Voilà pour les grandes lignes de ce qui se présente comme un conte moderne sur la famille, le deuil, la transmission, porté par un Mathieu Amalric qui s’amuse visiblement comme un petit fou dans un jeu de quilles, à jouer les mecs fatigués qui oublient de se raser la moitié du visage, de changer de fringues ou d’acheter une caméra promise pour l’anniversaire de sa fille. L’acteur est parfait en cinquantenaire fatigué de ses propres mensonges et lâchetés, cumulant les plans foireux, qui n’arrive plus à se cacher derrière son déguisement d’agent immobilier, lui qui est… sans domicile fixe. Ironie, quand tu nous tiens. Roi du burlesque, il évolue tel un pantin désarticulé, toujours prêt à rater une marche d’escalier et à ne pas comprendre son prochain. Une partition proche d’un film muet, qui lui sied à merveille. Il pourrait en devenir tête à claques, mais son regard inquiet de petit garçon, perdu sans sa maman, le rattrape à chaque fois. Il forme également avec son irresponsable père de fiction, le très cool Eddy Mitchell, un duo fort attachant.
© Arte
Si la mini-série, portée par une réalisation inspirée, possède un charme certain, elle pèche en revanche par d’autres aspects. Par exemple, cette fameuse mère décédée se trouve à la fois au cœur et complètement en dehors de l’intrigue, vue par le prisme légèrement égocentrique d’Olivier. On ne saura pas grand-chose de cette femme au final, à un détail près qu’on vous laissera découvrir, puisqu’il s’agit du twist final. Les autres personnages féminins – la jeune Clotilde (Juliane Lepoureau), la locataire coriace Liliane Petresco (Nicole Shirer) ou Sophie (Ixyane Lété) – auraient aussi mérité d’être davantage explorés, d’autant que le duo père-fille fonctionne assez bien. Elles ne semblent pas posséder de vie propre, contrairement au père et manquent donc de chair.
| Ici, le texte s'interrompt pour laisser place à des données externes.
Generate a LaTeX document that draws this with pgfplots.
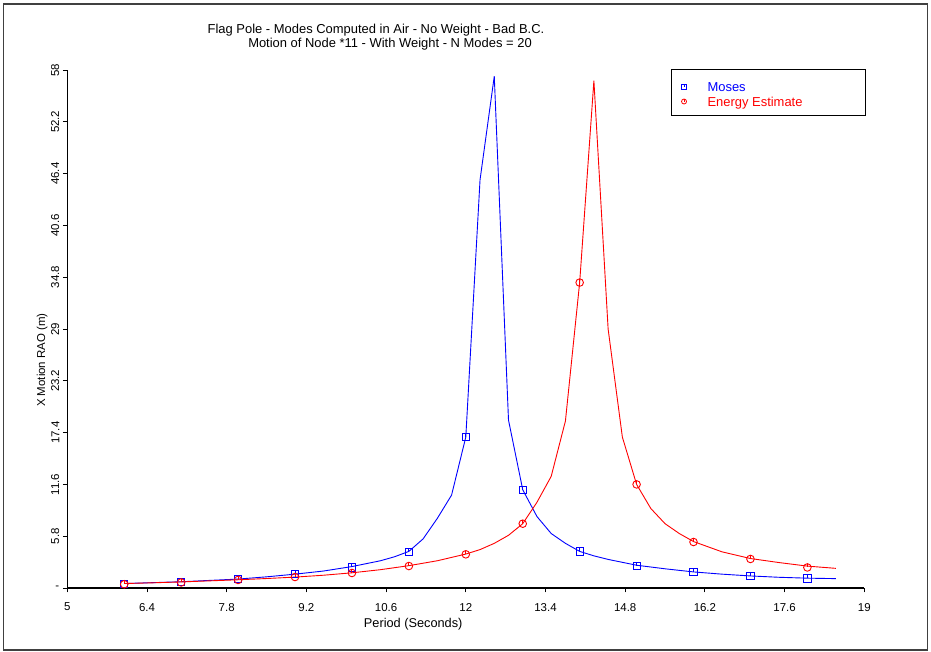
\documentclass[border=0pt]{standalone}
\usepackage{pgfplots}
\usepackage{pgfplotstable}
\pgfplotsset{compat=1.18}
\usepackage{fontspec}
\setmainfont{Liberation Sans}

\pgfplotstableread{
x y
6 0.45
7 0.65
8 1.0
9 1.53
10 2.3
11 4.0
12 16.9
13 11.0
14 4.1
15 2.5
16 1.79
17 1.34
18 1.08
}\mosespts

\pgfplotstableread{
x y
6 0.42
7 0.62
8 0.9
9 1.23
10 1.68
11 2.46
12 3.77
13 7.2
14 34.2
15 11.6
16 5.15
17 3.25
18 2.3
}\energypts

\pgfplotstableread{
x y
6 0.5
6.5 0.6
7 0.7
7.5 0.85
8 1.0
8.5 1.25
9 1.55
9.5 1.9
10 2.4
10.5 3.05
10.75 3.5
11 4.1
11.25 5.5
11.5 7.8
11.75 10.4
12 16.9
12.25 45.7
12.5 57.3
12.75 18.8
13 11.0
13.25 8.0
13.5 6.1
13.75 5.0
14 4.1
14.25 3.6
14.5 3.2
15 2.55
15.5 2.15
16 1.8
16.5 1.55
17 1.35
17.5 1.2
18 1.1
18.5 1.05
}\mosesline

\pgfplotstableread{
x y
6 0.5
6.5 0.58
7 0.68
7.5 0.8
8 0.92
8.5 1.06
9 1.22
9.5 1.43
10 1.7
10.5 2.05
11 2.5
11.5 3.05
12 3.8
12.25 4.3
12.5 5.0
12.75 5.9
13 7.2
13.25 9.6
13.5 12.5
13.75 18.7
14 34.2
14.25 56.8
14.5 29.0
14.75 16.9
15 11.6
15.25 8.9
15.5 7.2
15.75 6.1
16 5.2
16.5 4.05
17 3.3
17.5 2.85
18 2.45
18.5 2.2
}\energyline

\pgfdeclareplotmark{sqtick}{%
  \pgfpathrectangle{\pgfpoint{-\pgfplotmarksize}{-\pgfplotmarksize}}{\pgfpoint{2\pgfplotmarksize}{2\pgfplotmarksize}}%
  \pgfusepathqstroke
  \pgfpathmoveto{\pgfpoint{0pt}{\pgfplotmarksize}}%
  \pgfpathlineto{\pgfpoint{0pt}{0pt}}%
  \pgfusepathqstroke}
\pgfdeclareplotmark{circtick}{%
  \pgfpathcircle{\pgfpoint{0pt}{0pt}}{\pgfplotmarksize}%
  \pgfusepathqstroke
  \pgfpathmoveto{\pgfpoint{0pt}{\pgfplotmarksize}}%
  \pgfpathlineto{\pgfpoint{0pt}{0pt}}%
  \pgfusepathqstroke}

\begin{document}
\begin{tikzpicture}
\useasboundingbox (0,0) rectangle (931bp,652bp);
\draw[line width=1.5bp, black!75] (3.5bp,2bp) rectangle (927.5bp,648bp);
\node[font=\fontsize{13}{15}\selectfont, inner sep=0pt] at (376bp,622bp) {Flag Pole - Modes Computed in Air - No Weight - Bad B.C.};
\node[font=\fontsize{13}{15}\selectfont, inner sep=0pt] at (390bp,607.5bp) {Motion of Node *11 - With Weight - N Modes = 20};
\begin{axis}[
  at={(67.3bp,64bp)}, anchor=south west,
  scale only axis, width=797bp, height=518bp,
  xmin=5, xmax=19, ymin=0, ymax=58,
  enlargelimits=false,
  axis lines*=left,
  axis line style={line width=1.2bp, black},
  tick style={line width=0.9bp, black},
  tick align=outside,
  major tick length=4.5bp,
  /pgf/number format/assume math mode=true,
  xtick={5,6.4,7.8,9.2,10.6,12,13.4,14.8,16.2,17.6,19},
  xticklabels={5,6.4,7.8,9.2,10.6,12,13.4,14.8,16.2,17.6,19},
  ytick={0,5.8,11.6,17.4,23.2,29,34.8,40.6,46.4,52.2,58},
  yticklabels={\rotatebox{-90}{-},5.8,11.6,17.4,23.2,29,34.8,40.6,46.4,52.2,58},
  ticklabel style={font=\fontsize{11.5}{13}\selectfont},
  xticklabel style={yshift=-7bp},
  yticklabel style={rotate=90, anchor=south},
  legend style={at={(0.7575,1.002)}, anchor=north west, draw=black, line width=1bp, fill=white,
    font=\fontsize{13}{15}\selectfont, inner xsep=10bp, inner ysep=6bp, row sep=-4.7bp,
    nodes={inner sep=2bp},
    /tikz/every odd column/.append style={column sep=19bp}},
  legend image code/.code={\draw[#1, mark size=2.5bp, line width=0.8bp] plot coordinates {(2.5bp,-1.5bp)};},
  legend cell align=left,
  clip=false,
]
\addplot[blue, line width=0.9bp, forget plot] table {\mosesline};
\addplot[red, line width=0.9bp, forget plot] table {\energyline};
\addplot[blue, only marks, mark=sqtick, mark size=3.6bp, line width=0.9bp] table {\mosespts};
\addlegendentry{\makebox[146bp][l]{\rule{0pt}{14bp}\textcolor{blue}{Moses}}}
\addplot[red, only marks, mark=circtick, mark size=3.8bp, line width=0.9bp] table {\energypts};
\addlegendentry{\makebox[146bp][l]{\rule{0pt}{14bp}\textcolor{red}{Energy Estimate}}}
\node[rotate=90, font=\fontsize{11.5}{13}\selectfont, inner sep=0pt] at (rel axis cs:-0.0317,0.44) {X Motion RAO (m)};
\node[font=\fontsize{12.8}{15}\selectfont, inner sep=0pt] at (rel axis cs:0.434,-0.0695) {Period (Seconds)};
\end{axis}
\end{tikzpicture}
\end{document}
C’est la deuxième fois en peu de temps qu’Arte propose la trajectoire d’un homme paumé, un peu ahuri, qui va comprendre ce qu’il se passe dans sa vie grâce à un élément fantastique. En effet, dans ses mécanismes de narration, L’Agent immobilier rappelle Il était une seconde fois, la mini-série de Guillaume Nicloux avec Gaspard Ulliel, qui ne supportait pas la fin d’un amour. C’est que les deux œuvres, imaginées par des gens qui viennent du cinéma, ont toutes les deux quelque chose d’un héritage de la Nouvelle Vague. Elles se présentent comme libres et loufoques, tout en adoptant un ton très “cinéma français d’auteur” et en étant centrées sur des hommes a priori plutôt ordinaires, mais rendus singuliers par la fiction. Au jeu des comparaisons, c’est L’Agent immobilier qui s’en sort le mieux. Si les métaphores ne sont pas aussi subtiles que ça – un immeuble qui tombe en ruines, comme la vie d’Olivier –, cette mini-série a le mérite de ne pas se prendre trop au sérieux et de compter parmi ses protagonistes… un poisson qui parle.
L’Agent immobilier est diffusé le jeudi 7 mai 2020 à 20 h 55 sur Arte, et dispo sur arte.tv du 30 avril au 5 juin 2020.